Attention Deficit Hyperactivity Disorder (ADHD)
Vision plays a crucial role in attention. A 2015 meta-analysis reported the worldwide prevalence of ADHD in children age 18 and under to be 7.2%. Unfortunately, patients suspected of having ADHD may not receive a visual examination as part of the evaluation process, and symptoms of ADHD and CI may overlap. The Diagnostic and Statistical Manual of Mental Disorders (DSM), 5th edition, notes a series of characteristics of inattention that may have a visual component. These include:
- careless mistakes in schoolwork, at work, or during other activities
- difficulty sustaining attention in tasks (e.g., lengthy reading).
- does not follow through on instructions and fails to finish schoolwork
- difficulty organizing tasks and activities
- avoids, dislikes, or is reluctant to engage in tasks that require sustained mental effort (e.g., schoolwork or homework)
A 2005 study at the University of California, San Diego reviewed over 1,700 patients diagnosed with ADHD. Of this cohort, 176 received an eye examination, and 15.9% of these patients were diagnosed with CI. This represents a nearly 3-fold increase of CI diagnosis compared to the national average.
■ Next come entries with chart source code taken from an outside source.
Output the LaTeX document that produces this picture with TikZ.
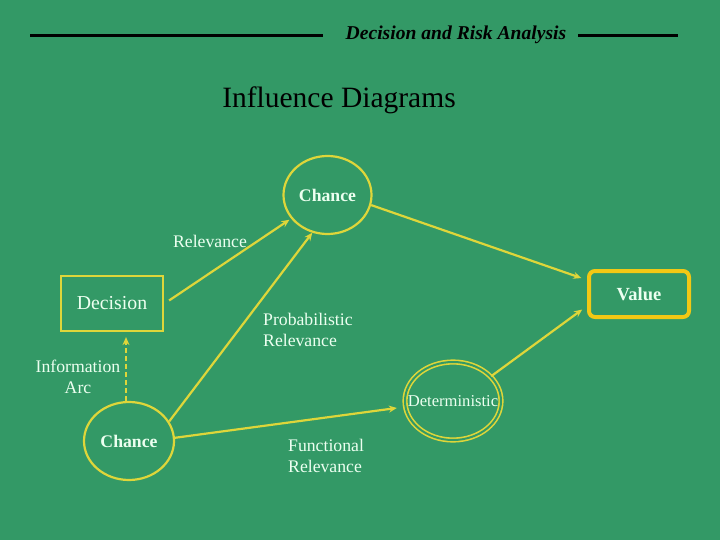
\documentclass[tikz,border=0pt]{standalone}
\usepackage{fontspec}
\setmainfont{Liberation Serif}
\usetikzlibrary{shapes.geometric,arrows.meta}
\definecolor{bg}{RGB}{51,153,102}
\definecolor{ylw}{RGB}{222,214,58}
\definecolor{gold}{RGB}{242,200,20}
\definecolor{txt}{RGB}{236,255,240}
\tikzset{
  lbl/.style={text=txt, font=\fontsize{17.7}{20.5}\selectfont, inner sep=0pt},
  chancenode/.style={ellipse, draw=ylw, line width=2.2pt, inner sep=0pt, text=txt, font=\fontsize{17.7}{20}\selectfont\bfseries},
  arr/.style={draw=ylw, line width=2.2pt, -{Stealth[length=8pt,width=7pt]}},
}
\begin{document}
\begin{tikzpicture}[x=1pt,y=-1pt]
\fill[bg] (0,0) rectangle (720,540);
\useasboundingbox (0,0) rectangle (720,540);
% header
\draw[line width=3pt] (30,36) -- (323,36);
\draw[line width=3pt] (578,36) -- (678,36);
\node[inner sep=0pt, font=\fontsize{19.6}{21}\selectfont\bfseries\itshape] (hdr) at (456,35) {Decision and Risk Analysis};
\node[inner sep=0pt, font=\fontsize{29.5}{32}\selectfont] (title) at (339,100) {Influence Diagrams};
% nodes
\node[chancenode, minimum width=88pt, minimum height=78pt] (tc) at (327.5,195) {Chance};
\node[chancenode, minimum width=90pt, minimum height=78pt] (bc) at (129,441) {Chance};
\node[draw=ylw, line width=2.2pt, minimum width=102pt, minimum height=55pt, inner sep=0pt, text=txt, font=\fontsize{19.8}{22}\selectfont] (dec) at (112,303.5) {Decision};
\node[draw=gold, line width=4pt, rounded corners=6pt, minimum width=100pt, minimum height=46pt, inner sep=0pt, text=txt, font=\fontsize{18.5}{20}\selectfont\bfseries] (val) at (639,294) {Value};
\node[ellipse, draw=ylw, line width=1.6pt, double=bg, double distance=2pt, minimum width=96pt, minimum height=78pt, inner sep=0pt, text=txt, font=\fontsize{16.6}{18}\selectfont] (det) at (453,401) {\makebox[0pt]{Deterministic}};
% labels
\node[lbl] (l1) at (210,241) {Relevance};
\node[lbl, align=left, anchor=west] (l2) at (263,330) {Probabilistic\\Relevance};
\node[lbl, align=center] (l3) at (78,377) {Information\\Arc};
\node[lbl, align=left, anchor=west] (l4) at (288,456) {Functional\\Relevance};
% connectors
\draw[arr, shorten >=2pt] ([shift={(5pt,3pt)}]dec.east) -- (tc.213);
\draw[arr] (bc.26) -- (tc.248);
\draw[arr, shorten >=6pt] (tc.347) -- ([yshift=14pt]val.west);
\draw[arr, shorten >=6pt] (det.33) -- ([yshift=-12pt]val.west);
\draw[arr, shorten >=8pt] (bc.4) -- (det.187);
\draw[arr, dashed, dash pattern=on 5pt off 3pt, shorten >=5pt] ([xshift=-3pt]bc.north) -- ([xshift=-3pt]bc.north |- dec.south);
\end{tikzpicture}
\end{document}
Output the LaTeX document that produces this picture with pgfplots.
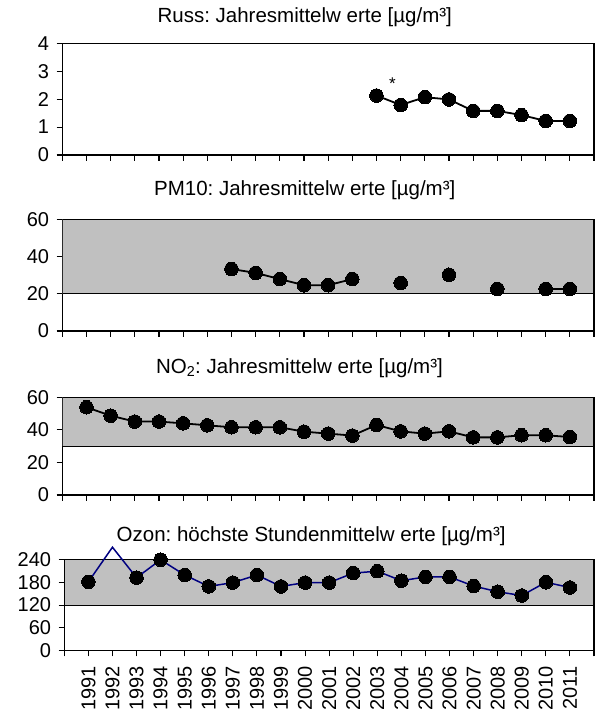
\documentclass[border=0pt]{standalone}
\usepackage{fontspec}
\setmainfont{Liberation Sans}
\usepackage{pgfplots}
\pgfplotsset{compat=1.18}
\frenchspacing
\definecolor{band}{RGB}{192,192,192}
\definecolor{ozline}{RGB}{0,0,128}
\newcommand{\tfont}{\fontsize{20}{22}\selectfont}
\newcommand{\xfont}{\fontsize{20}{22}\selectfont}
\newcommand{\hfont}{\fontsize{20.5}{23}\selectfont\frenchspacing}
\pgfplotsset{
  panel/.style={
    scale only axis, width=531.7pt, anchor=south west,
    xmin=0, xmax=22, xtick={0,...,22}, xticklabels={},
    tick align=outside, xtick pos=bottom, ytick pos=left,
    major tick length=5.7pt,
    axis line style={line width=1.1pt, black},
    tick style={line width=1.1pt, black},
    /pgf/number format/assume math mode=true,
    yticklabel style={font=\tfont, xshift=-4pt},
    title style={font=\hfont, anchor=base},
    axis on top=false,
  },
  dots/.style={black, line width=1.8pt, mark=*, mark size=6.8pt, mark options={solid, fill=black, line width=0pt}},
}
\begin{document}
\begin{tikzpicture}
\path[use as bounding box] (0pt,-711pt) rectangle (595pt,0pt);

% Russ
\begin{axis}[panel, at={(62.3pt,-155pt)}, height=111.7pt,
  ymin=0, ymax=4, ytick={0,1,2,3,4},
  title={Russ: Jahresmittelw erte [µg/m³]},
  title style={at={(rel axis cs:0.456,1)}, yshift=15pt}]
\addplot[dots] coordinates {(13,2.13)(14,1.79)(15,2.07)(16,1.99)(17,1.58)(18,1.58)(19,1.43)(20,1.22)(21,1.22)};
\node[font=\fontsize{17}{19}\selectfont] at (axis cs:13.66,2.55) {*};
\end{axis}

% PM10
\begin{axis}[panel, at={(62.3pt,-331pt)}, height=111.7pt,
  ymin=0, ymax=60, ytick={0,20,40,60}, unbounded coords=jump,
  title={PM10: Jahresmittelw erte [µg/m³]},
  title style={at={(rel axis cs:0.456,1)}, yshift=17.5pt}]
\draw[fill=band, draw=black, line width=1.1pt] (axis cs:0,20) rectangle (axis cs:22,60);
\addplot[dots] coordinates {(7,33.3)(8,31.2)(9,27.9)(10,24.6)(11,24.6)(12,27.9)(13,nan)(14,25.8)(15,nan)(16,30.2)(17,nan)(18,22.6)(19,nan)(20,22.6)(21,22.6)};
\end{axis}

% NO2
\begin{axis}[panel, at={(62.3pt,-495pt)}, height=97.7pt,
  ymin=0, ymax=60, ytick={0,20,40,60},
  title={NO\textsubscript{2}: Jahresmittelw erte [µg/m³]},
  title style={at={(rel axis cs:0.446,1)}, yshift=17.5pt}]
\draw[fill=band, draw=black, line width=1.1pt] (axis cs:0,30) rectangle (axis cs:22,60);
\addplot[dots] coordinates {(1,53.9)(2,48.7)(3,45.1)(4,45.1)(5,44.0)(6,42.8)(7,41.6)(8,41.6)(9,41.6)(10,38.9)(11,37.7)(12,36.5)(13,43.0)(14,39.1)(15,37.7)(16,39.1)(17,35.4)(18,35.4)(19,36.7)(20,36.7)(21,35.6)};
\end{axis}

% Ozon
\begin{axis}[panel, at={(64.3pt,-650.7pt)}, width=529.7pt, height=91.3pt,
  ymin=0, ymax=240, ytick={0,60,120,180,240}, clip=false,
  xticklabels={{},1991,1992,1993,1994,1995,1996,1997,1998,1999,2000,2001,2002,2003,2004,2005,2006,2007,2008,2009,2010,2011,{}},
  xticklabel style={font=\xfont, rotate=90, anchor=east, xshift=-6.5pt},
  title={Ozon: höchste Stundenmittelw erte [µg/m³]},
  title style={at={(rel axis cs:0.466,1)}, yshift=12pt}]
\draw[fill=band, draw=black, line width=1.1pt] (axis cs:0,120) rectangle (axis cs:22,240);
\addplot[ozline, line width=1.5pt, mark=none] coordinates {(1,181)(2,272)(3,192)(4,239)(5,199)(6,169)(7,179)(8,199)(9,169)(10,179)(11,179)(12,204)(13,209)(14,184)(15,194)(16,194)(17,170)(18,155)(19,145)(20,180)(21,166)};
\addplot[only marks, mark=*, mark size=6.8pt, mark options={fill=black, draw=black, line width=0pt}] coordinates {(1,181)(3,192)(4,239)(5,199)(6,169)(7,179)(8,199)(9,169)(10,179)(11,179)(12,204)(13,209)(14,184)(15,194)(16,194)(17,170)(18,155)(19,145)(20,180)(21,166)};
\end{axis}
\end{tikzpicture}
\end{document}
Of importance to eye care providers is that visual symptoms of CI can cause confusion in the diagnosis of ADHD, and that ADHD symptoms can potentially be relieved with proper treatment of the CI.
Neurological and Systemic Disorders
Several serious disorders, including degenerative neurological disorders, masquerade as CI or cause complete paralysis of convergence. Parkinson’s disease,progressive supranuclear palsy, cerebrovascular events in the thalamus or superior colliculus, thyroid eye disease, and myasthenia gravis all have the potential to adversely affect the vergence system. Although less common, a thorough health history should help identify these more concerning causes of limited convergence.
Future of CI Treatment
Stereoscopes, synoptophores and other binocular instruments provide the appropriate stimuli for vergence therapy; however, they are labor intensive to use, and provide limited opportunities for interaction. Specially developed software applications, running on personal computers and tablets, have improved vergence rehabilitation therapy by integrating eye-hand coordination, vestibular input, and proprioception stimulation into classic `3vision therapy for CI. These technologies can provide dynamic and engaging activities that may result in better compliance with home therapy prescriptions. Virtual reality systems can take these benefits a step further by providing an immersive experience of the visual stimuli. Further advances in the use of virtual reality to treat CI can be expected in the near future, providing optometrists more tools for the management of CI.